Furthermore, Quantum Dialectics recognizes that digital platforms are not neutral spaces but contested arenas where capitalist interests control visibility, engagement, and narrative framing through algorithmic selection mechanisms. The CPI(M) must therefore develop its own counter-hegemonic digital infrastructures—alternative media platforms, encrypted communication channels, and worker-led cooperative tech initiatives—to prevent reliance on corporate-controlled digital ecosystems. This requires a new generation of digital organizers within the party who understand both the technological and ideological dimensions of online struggle, ensuring that digital engagement is integrated into the broader dialectical strategy of revolutionary transformation. In Quantum Dialectical terms, political success in the 21st century requires the ability to navigate the contradictory relationship between the physical and digital terrains of struggle, constructing a revolutionary superposition that operates across multiple layers of consciousness and mobilization.

The decline of the communist movement in West Bengal is not merely the result of external electoral defeats but a systemic breakdown in its dialectical motion, where cohesion (ideological continuity, organizational discipline) and decohesion (adaptive transformation, engagement with new contradictions) fell out of balance, leading to stagnation and eventual collapse. In any complex, evolving system, survival depends on the ability to synthesize emerging contradictions into new structures, ensuring that old forms of struggle evolve into higher-order revolutionary strategies. The CPI(M) in West Bengal, once a highly coherent quantum system, became rigid and bureaucratic, failing to maintain dynamic equilibrium between historical continuity and necessary adaptation. The party’s inability to engage with digital capitalism, identity politics, post-industrial economic structures, and the aspirations of a changing electorate created layers of unresolved contradictions, leading to a loss of ideological resonance and political relevance.

However, Quantum Dialectics posits that no system is in a state of absolute collapse; rather, contradictions that lead to disintegration can also serve as the basis for reorganization and resurgence if a new synthesis is constructed. The revival of the communist movement in West Bengal requires a dialectical recomposition of its foundational principles, where historical strengths (class struggle, grassroots mobilization, cadre discipline) are dynamically integrated with new strategies for political engagement, digital communication, and ideological expansion. Reconnecting with the masses is not simply a tactical necessity but a dialectical imperative, where class struggle must be reframed to address contemporary realities—precarious work, gig economies, algorithmic governance, and climate crisis—while maintaining its core revolutionary essence. The modernization of Marxist ideology does not mean abandoning its fundamental principles but evolving them into new theoretical and strategic frameworks that synthesize quantum layers of contemporary contradictions.

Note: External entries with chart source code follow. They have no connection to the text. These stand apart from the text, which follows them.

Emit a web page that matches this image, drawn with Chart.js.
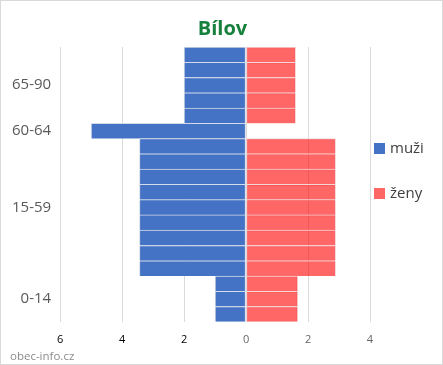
<!DOCTYPE html>
<html>
<head>
<meta charset="utf-8">
<script src="https://cdn.jsdelivr.net/npm/chart.js@4"></script>
<style>
  html, body { margin: 0; padding: 0; background: #fff; }
  #wrap { position: relative; width: 441px; height: 363px; border: 1px solid #d9d9d9; }
  #legend { position: absolute; left: 373px; top: 0; font-family: "Open Sans", sans-serif; font-size: 15px; color: #404040; }
  #legend div { position: absolute; white-space: nowrap; line-height: 18px; }
  #legend span { display: inline-block; width: 11px; height: 11px; margin-right: 5px; vertical-align: -1px; }
  #footer { position: absolute; left: 9px; top: 347px; font-family: "Open Sans", sans-serif; font-size: 11.5px; color: #8c8c8c; }
</style>
</head>
<body>
<div id="wrap">
  <canvas id="pyramid" width="441" height="363"></canvas>
  <div id="legend"></div>
  <div id="footer">obec-info.cz</div>
</div>
<script>
// one row per bar, top to bottom; age label only on the middle row of each group
const rowLabels = ['', '', '65-90', '', '', '60-64', '', '', '', '', '15-59', '', '', '', '', '', '0-14', ''];

const muzi = [2, 2, 2, 2, 2, 5, 3.44, 3.44, 3.44, 3.44, 3.44, 3.44, 3.44, 3.44, 3.44, 1, 1, 1];
const zeny = [1.6, 1.6, 1.6, 1.6, 1.6, 0, 2.89, 2.89, 2.89, 2.89, 2.89, 2.89, 2.89, 2.89, 2.89, 1.67, 1.67, 1.67];

const xTicks = [-6, -4, -2, 0, 2, 4];

const ctx = document.getElementById('pyramid').getContext('2d');

const chart = new Chart(ctx, {
  type: 'bar',
  data: {
    labels: rowLabels,
    datasets: [
      {
        label: 'muži',
        data: muzi.map(v => -v),
        backgroundColor: '#4472C4',
        borderColor: '#d3dbea',
        borderWidth: { top: 1, right: 1, bottom: 0, left: 1 },
        borderSkipped: false,
        barPercentage: 1,
        categoryPercentage: 1
      },
      {
        label: 'ženy',
        data: zeny,
        backgroundColor: 'rgba(255, 0, 0, 0.6)',
        borderColor: '#f3d6d6',
        borderWidth: { top: 1, right: 1, bottom: 0, left: 1 },
        borderSkipped: false,
        barPercentage: 1,
        categoryPercentage: 1
      }
    ]
  },
  options: {
    indexAxis: 'y',
    responsive: false,
    animation: false,
    layout: { padding: { left: 2, right: 0, top: 0, bottom: 7 } },
    plugins: {
      title: {
        display: true,
        text: 'Bílov',
        color: '#17803d',
        font: { family: '"Open Sans", sans-serif', size: 20, weight: 'bold' },
        padding: { top: 16, bottom: 6 }
      },
      legend: { display: false },
      tooltip: { enabled: false }
    },
    scales: {
      x: {
        stacked: true,
        min: -6,
        max: 4,
        afterBuildTicks: axis => { axis.ticks = xTicks.map(v => ({ value: v })); },
        grid: { color: '#d9d9d9', drawTicks: false },
        border: { display: false },
        ticks: {
          padding: 11,
          callback: v => Math.abs(v),
          color: c => (c.tick && c.tick.value < 0 ? '#000' : '#666'),
          font: { family: '"Open Sans", sans-serif', size: 11 }
        }
      },
      y: {
        stacked: true,
        grid: { display: false, drawTicks: false },
        border: { display: false },
        ticks: {
          autoSkip: false,
          padding: 9,
          color: '#595959',
          font: { family: '"Open Sans", sans-serif', size: 15 }
        }
      },
      // empty axis that keeps room for the legend on the right
      legendSpace: {
        axis: 'y',
        position: 'right',
        grid: { display: false, drawTicks: false },
        border: { display: false },
        ticks: { display: false },
        afterFit: axis => { axis.width = 72; }
      }
    }
  }
});

// legend built from the chart's own datasets
const legendTops = [137, 182];
const legendEl = document.getElementById('legend');
chart.data.datasets.forEach((ds, i) => {
  const item = document.createElement('div');
  item.style.top = legendTops[i] + 'px';
  item.innerHTML = '<span style="background:' + ds.backgroundColor + '"></span>' + ds.label;
  legendEl.appendChild(item);
});
</script>
</body>
</html>
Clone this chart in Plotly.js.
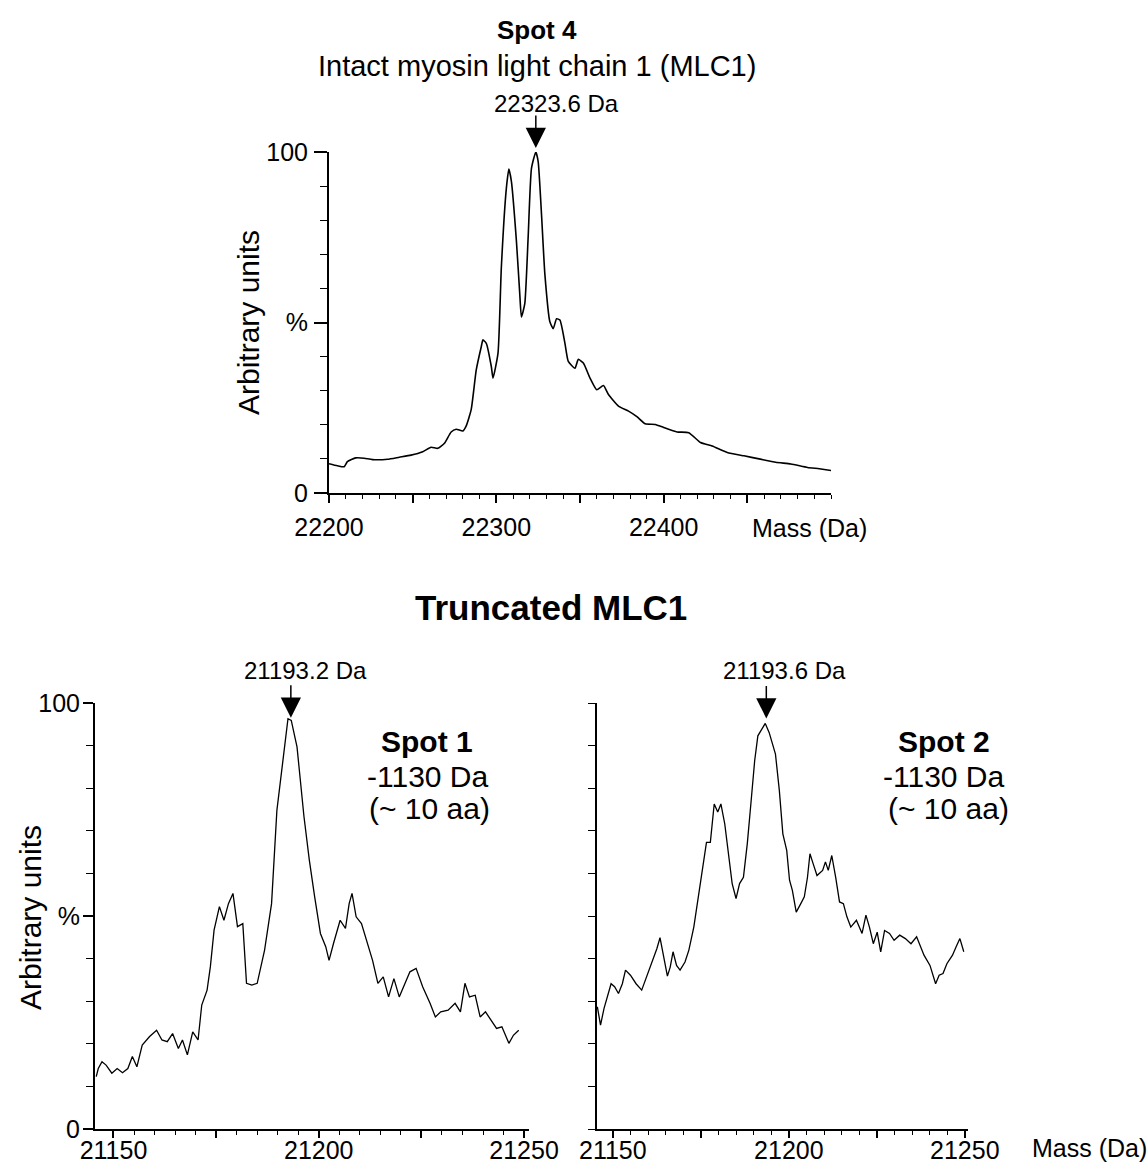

Furthermore, leadership renewal is critical for restoring dialectical motion within the movement. The failure to cultivate a new generation of leaders who can engage with modern contradictions while retaining the revolutionary commitment of past struggles has been a key factor in the CPI(M)’s decline. A quantum dialectical approach demands that leadership structures remain fluid, allowing for decentralization, intellectual vibrancy, and continuous renewal through dialectical engagement with new realities. The future of the communist movement in West Bengal depends on whether it can re-establish itself as a dialectically evolving force, rather than a static ideological relic, recognizing that the interplay of cohesion and decohesion, tradition and transformation, discipline and flexibility, is the only way to sustain revolutionary momentum in an ever-changing socio-political landscape. If the party embraces these principles, it can reconstruct itself as a powerful counter-hegemonic force, reclaiming its role in shaping the future of West Bengal’s political trajectory.